Quite frankly, I couldn’t find people today in some of these small locations. So moving forward with this type of black and white approach, it’ll devastate the skilled nursing industry if there isn’t something else in place. I’ve got towns of 1,000 people, I’ve got buildings where we serve roughly 25 to 30 residents.

So I think it all comes down to this: as a country are we OK with people going 40, 50 miles or more for care? We’ve obviously had to make some really tough decisions over the last year and I’ve been pretty open about those tough decisions. We’ve closed 10 buildings in 10 months.

While it’s always a last resort it won’t be the last time we have to do that if CMS comes out with a very stringent and a plan that is just black and white.

Have there been conversations, are you thinking about the realities of maybe Good Samaritan getting considerably smaller given the challenges that are coming with staffing? 

I think you always learn something when you go through something like Covid. You’re constantly reevaluating what makes sense for your organization, and I think what we’ve learned is as a combined organization with Sanford Health we’re stronger together, we’re stronger where we can concentrate our resources … I think we’re looking at everything.

When you’re working with 22 different states who think they all can manage Covid a little differently and better than the next state, that becomes really challenging.

Where we have a huge hospital presence, where we have a lot of density within our own organization, we have more influence. We’re absolutely looking at where does the future lie within the Good Samaritan Society and where do we continue to grow our mission?

So I think you’re going to continue to see us have conversations on what the future holds, and I think the future is bright, it’s just going to look different than it does today.

You mentioned operating in 22 different states — I’m sure that Good Samaritan is having to navigate all of the different regulations with the CDC now with unmasking.

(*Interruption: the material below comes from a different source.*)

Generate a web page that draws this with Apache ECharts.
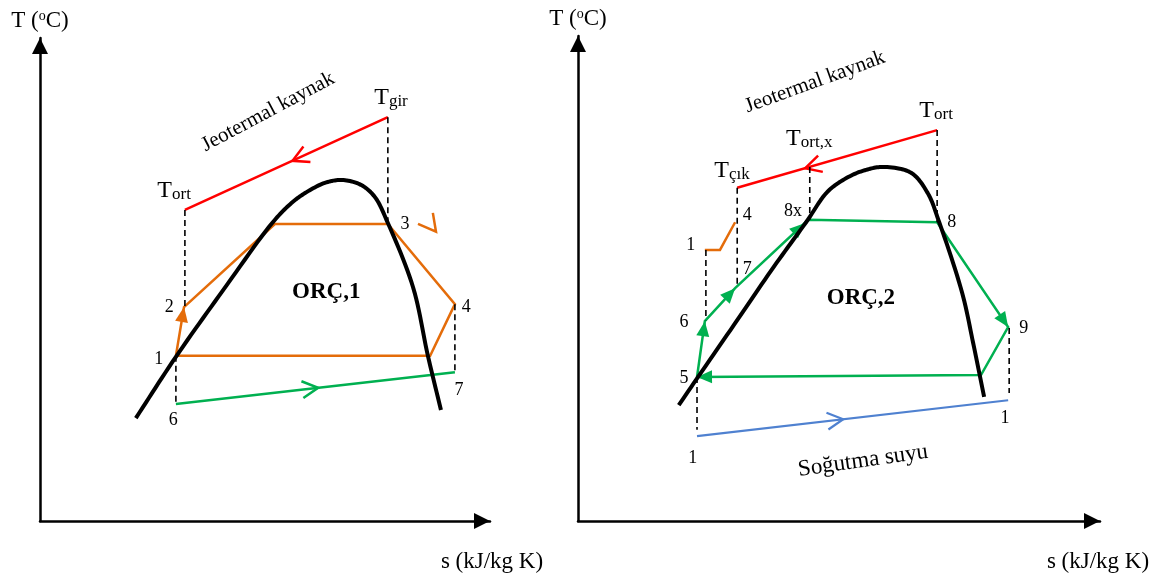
<!DOCTYPE html>
<html>
<head>
<meta charset="utf-8">
<script src="https://cdn.jsdelivr.net/npm/echarts@6/dist/echarts.min.js"></script>
<style>
html, body { margin: 0; background: #fff; }
#chart { width: 1162px; height: 576px; }
</style>
</head>
<body>
<div id="chart"></div>
<script>
// s-T points, arbitrary units (0..10 on each axis)

// ---- ORÇ,1 ----
const dome1 = [[2.13, 2.13], [3.02, 3.40], [4.07, 4.78], [5.16, 6.17], [5.56, 6.56], [5.89, 6.79], [6.33, 7.00],
  [6.71, 7.06], [7.13, 6.96], [7.44, 6.71], [7.73, 6.17], [8.29, 4.84], [8.62, 3.42], [8.91, 2.30]];
const source1 = [[7.73, 8.36], [3.22, 6.44]];                 // T_gir -> T_ort
const cycle1 = [[3.02, 3.42], [3.20, 4.43], [5.22, 6.15], [7.73, 6.15], [9.22, 4.49], [8.67, 3.42], [3.02, 3.42]];
const sink1 = [[3.02, 2.42], [9.22, 3.08]];                   // 6 -> 7
const tick1 = [[8.40, 6.15], [8.80, 5.99], [8.73, 6.38]];
const drops1 = [
  [[3.22, 6.44], [3.22, 4.43]],
  [[3.02, 3.42], [3.02, 2.42]],
  [[7.73, 8.36], [7.73, 6.15]],
  [[9.22, 4.49], [9.22, 3.08]]
];
const nums1 = [[2.64, 3.35, '1'], [2.87, 4.43, '2'], [8.11, 6.15, '3'], [9.47, 4.43, '4'], [2.96, 2.09, '6'], [9.31, 2.71, '7']];
const temps1 = [[2.98, 6.83, 'T', 'ort'], [7.80, 8.76, 'T', 'gir']];
const titles1 = [[6.36, 4.74, 'ORÇ,1']];
const notes1 = [[5.07, 8.47, 'Jeotermal kaynak', 28, 21]];

// ---- ORÇ,2 ----
const dome2 = [[1.93, 2.39], [2.30, 2.97], [3.05, 4.14], [3.75, 5.24], [4.37, 6.16], [4.79, 6.80], [5.21, 7.11],
  [5.52, 7.24], [5.84, 7.30], [6.38, 7.18], [6.70, 6.76], [6.92, 6.16], [7.36, 4.70], [7.57, 3.67], [7.78, 2.56]];
const source2 = [[6.88, 8.06], [3.05, 6.87]];                 // T_ort -> T_çık
const cycle2 = [[2.28, 2.97], [2.43, 4.12], [3.01, 4.80], [4.41, 6.21], [6.88, 6.16], [8.24, 4.00], [7.72, 3.01], [2.28, 2.97]];
const preheat2 = [[2.43, 5.59], [2.72, 5.59], [3.01, 6.16]];
const coolant2 = [[2.28, 1.75], [8.24, 2.49]];
const drops2 = [
  [[3.05, 6.87], [3.05, 4.82]],
  [[4.44, 7.30], [4.44, 6.21]],
  [[6.88, 8.06], [6.88, 6.16]],
  [[2.45, 5.59], [2.45, 4.14]],
  [[2.28, 2.97], [2.28, 1.88]],
  [[8.26, 3.98], [8.26, 2.64]]
];
const nums2 = [[3.24, 6.31, '4'], [4.12, 6.39, '8x'], [7.16, 6.16, '8'], [2.16, 5.69, '1'], [3.24, 5.20, '7'],
  [2.03, 4.10, '6'], [2.03, 2.95, '5'], [8.54, 3.98, '9'], [8.18, 2.12, '1'], [2.20, 1.30, '1']];
const temps2 = [[2.95, 7.22, 'T', 'çık'], [4.43, 7.88, 'T', 'ort,x'], [6.86, 8.45, 'T', 'ort']];
const titles2 = [[5.42, 4.60, 'ORÇ,2']];
const notes2 = [[4.54, 9.05, 'Jeotermal kaynak', 20, 21], [5.46, 1.24, 'Soğutma suyu', 8, 23]];

const FONT = '"Liberation Serif", "Times New Roman", serif';
const RED = '#ff0000', ORANGE = '#e46c0a', GREEN = '#00b050', BLUE = '#4f81d0';
const DASH = { color: '#000', width: 1.6, dash: [6, 4] };

const paths1 = [
  { pts: source1, color: RED, width: 2.5, arrows: [[0, 0.47, 'open']] },
  { pts: cycle1, color: ORANGE, width: 2.5, arrows: [[0, 1, 'solid']] },
  { pts: sink1, color: GREEN, width: 2.5, arrows: [[0, 0.51, 'open']] },
  { pts: tick1, color: ORANGE, width: 2.5 }
].concat(drops1.map(d => Object.assign({ pts: d }, DASH)));

const paths2 = [
  { pts: source2, color: RED, width: 2.5, arrows: [[0, 0.66, 'open']] },
  { pts: cycle2, color: GREEN, width: 2.5,
    arrows: [[0, 1, 'solid'], [1, 1, 'solid'], [2, 0.95, 'solid'], [4, 1, 'solid'], [6, 1, 'solid']] },
  { pts: preheat2, color: ORANGE, width: 2.5 },
  { pts: coolant2, color: BLUE, width: 2.2, arrows: [[0, 0.47, 'open']] }
].concat(drops2.map(d => Object.assign({ pts: d }, DASH)));

function textItems(nums, temps, titles, notes) {
  const out = [];
  nums.forEach(n => out.push({ at: [n[0], n[1]], text: n[2], font: '18px ' + FONT }));
  temps.forEach(t => out.push({ at: [t[0], t[1]], text: '{t|' + t[2] + '}{s|' + t[3] + '}', rich: true }));
  titles.forEach(t => out.push({ at: [t[0], t[1]], text: t[2], font: 'bold 23px ' + FONT }));
  notes.forEach(t => out.push({ at: [t[0], t[1]], text: t[2], font: t[4] + 'px ' + FONT, rot: t[3] }));
  return out;
}
const texts1 = textItems(nums1, temps1, titles1, notes1);
const texts2 = textItems(nums2, temps2, titles2, notes2);

// centripetal Catmull-Rom through the projected dome points (pixel space)
function spline(pts, steps) {
  const n = pts.length;
  const P = i => {
    if (i < 0) return [2 * pts[0][0] - pts[1][0], 2 * pts[0][1] - pts[1][1]];
    if (i >= n) return [2 * pts[n - 1][0] - pts[n - 2][0], 2 * pts[n - 1][1] - pts[n - 2][1]];
    return pts[i];
  };
  const knot = (a, b) => Math.pow(Math.hypot(b[0] - a[0], b[1] - a[1]), 0.5) || 1e-6;
  const lerp = (a, b, ta, tb, t) => {
    const w = (t - ta) / (tb - ta);
    return [a[0] + (b[0] - a[0]) * w, a[1] + (b[1] - a[1]) * w];
  };
  const out = [pts[0]];
  for (let i = 0; i < n - 1; i++) {
    const p0 = P(i - 1), p1 = P(i), p2 = P(i + 1), p3 = P(i + 2);
    const t0 = 0, t1 = t0 + knot(p0, p1), t2 = t1 + knot(p1, p2), t3 = t2 + knot(p2, p3);
    for (let j = 1; j <= steps; j++) {
      const t = t1 + (t2 - t1) * j / steps;
      const a1 = lerp(p0, p1, t0, t1, t), a2 = lerp(p1, p2, t1, t2, t), a3 = lerp(p2, p3, t2, t3, t);
      const b1 = lerp(a1, a2, t0, t2, t), b2 = lerp(a2, a3, t1, t3, t);
      out.push(lerp(b1, b2, t1, t2, t));
    }
  }
  return out;
}

function domeRenderer(dome) {
  return function (params, api) {
    const pts = spline(dome.map(v => api.coord(v)), 12);
    return { type: 'polyline', shape: { points: pts },
      style: { stroke: '#000', lineWidth: 4, fill: null, lineJoin: 'round' } };
  };
}

function arrowHead(a, b, t, kind, color, width) {
  const dx = b[0] - a[0], dy = b[1] - a[1];
  const len = Math.hypot(dx, dy);
  const ux = dx / len, uy = dy / len;
  const tip = [a[0] + dx * t, a[1] + dy * t];
  if (kind === 'open') {
    const L = 18, ang = 28 * Math.PI / 180;
    const arm = sg => {
      const c = Math.cos(ang), s = Math.sin(ang) * sg;
      return [tip[0] - L * (ux * c - uy * s), tip[1] - L * (ux * s + uy * c)];
    };
    return { type: 'polyline', shape: { points: [arm(1), tip, arm(-1)] },
      style: { stroke: color, lineWidth: width, fill: null } };
  }
  const L = 15, W = 13;
  const bx = tip[0] - ux * L, by = tip[1] - uy * L;
  return { type: 'polygon', shape: { points: [tip, [bx - uy * W / 2, by + ux * W / 2], [bx + uy * W / 2, by - ux * W / 2]] },
    style: { fill: color, stroke: null } };
}

function pathRenderer(paths) {
  return function (params, api) {
    const p = paths[api.value(2)];
    const pts = p.pts.map(v => api.coord(v));
    const children = [{
      type: 'polyline', shape: { points: pts },
      style: { stroke: p.color, lineWidth: p.width, fill: null, lineDash: p.dash || null, lineJoin: 'miter' }
    }];
    (p.arrows || []).forEach(a => children.push(arrowHead(pts[a[0]], pts[a[0] + 1], a[1], a[2], p.color, p.width)));
    return { type: 'group', children: children };
  };
}

function textRenderer(items) {
  return function (params, api) {
    const it = items[api.value(2)];
    const c = api.coord(it.at);
    const style = { text: it.text, fill: '#000', align: 'center', verticalAlign: 'middle' };
    if (it.rich) {
      style.rich = {
        t: { fontSize: 24, fontFamily: FONT, fill: '#000' },
        s: { fontSize: 17, fontFamily: FONT, fill: '#000', verticalAlign: 'bottom' }
      };
    } else {
      style.font = it.font;
    }
    return { type: 'text', x: c[0], y: c[1], rotation: (it.rot || 0) * Math.PI / 180, style: style };
  };
}

const axisLine = {
  show: true, symbol: ['none', 'triangle'], symbolSize: [16, 16], symbolOffset: [0, -8],
  lineStyle: { color: '#000', width: 2.5 }
};
const nameT = '{a|T (}{b|o}{a|C)}';
const nameTStyle = {
  rich: {
    a: { fontSize: 23, fontFamily: FONT, color: '#000' },
    b: { fontSize: 14, fontFamily: FONT, color: '#000', verticalAlign: 'top' }
  }
};
function xAxisDef(grid, gap) {
  return {
    type: 'value', gridIndex: grid, min: 0, max: 10, axisLine: axisLine,
    axisTick: { show: false }, axisLabel: { show: false }, splitLine: { show: false },
    name: 's (kJ/kg K)', nameLocation: 'end', nameGap: gap,
    nameTextStyle: { fontSize: 23, fontFamily: FONT, color: '#000', align: 'center', verticalAlign: 'top', padding: [29, 0, 0, 0] }
  };
}
function yAxisDef(grid) {
  return {
    type: 'value', gridIndex: grid, min: 0, max: 10, axisLine: axisLine,
    axisTick: { show: false }, axisLabel: { show: false }, splitLine: { show: false },
    name: nameT, nameLocation: 'end', nameGap: 6, nameTextStyle: nameTStyle
  };
}

function panelSeries(idx, dome, paths, texts) {
  return [
    { type: 'custom', xAxisIndex: idx, yAxisIndex: idx, z: 2, renderItem: pathRenderer(paths),
      data: paths.map((p, i) => [p.pts[0][0], p.pts[0][1], i]) },
    { type: 'custom', xAxisIndex: idx, yAxisIndex: idx, z: 3, renderItem: domeRenderer(dome),
      data: [[dome[0][0], dome[0][1], 0]] },
    { type: 'custom', xAxisIndex: idx, yAxisIndex: idx, z: 4, renderItem: textRenderer(texts),
      data: texts.map((t, i) => [t.at[0], t.at[1], i]) }
  ];
}

const chart = echarts.init(document.getElementById('chart'));
chart.setOption({
  animation: false,
  backgroundColor: '#fff',
  grid: [
    { left: 40, top: 38, width: 450, height: 483, outerBoundsMode: 'none' },
    { left: 578, top: 36, width: 522, height: 485, outerBoundsMode: 'none' }
  ],
  xAxis: [xAxisDef(0, 2), xAxisDef(1, -2)],
  yAxis: [yAxisDef(0), yAxisDef(1)],
  series: panelSeries(0, dome1, paths1, texts1).concat(panelSeries(1, dome2, paths2, texts2))
});
</script>
</body>
</html>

It’s been fascinating. We’re still learning exactly how this is going to play out in all of our states.

Being in Florida last week it still felt a little unsettling walking up to a building and not seeing masks and being able to see smiles again and interact with people. It was incredible and it really took me back.

I try to get out to locations almost every month and it was the first time in three years that you get to interact and engage people in a different way. So that’s been really cool.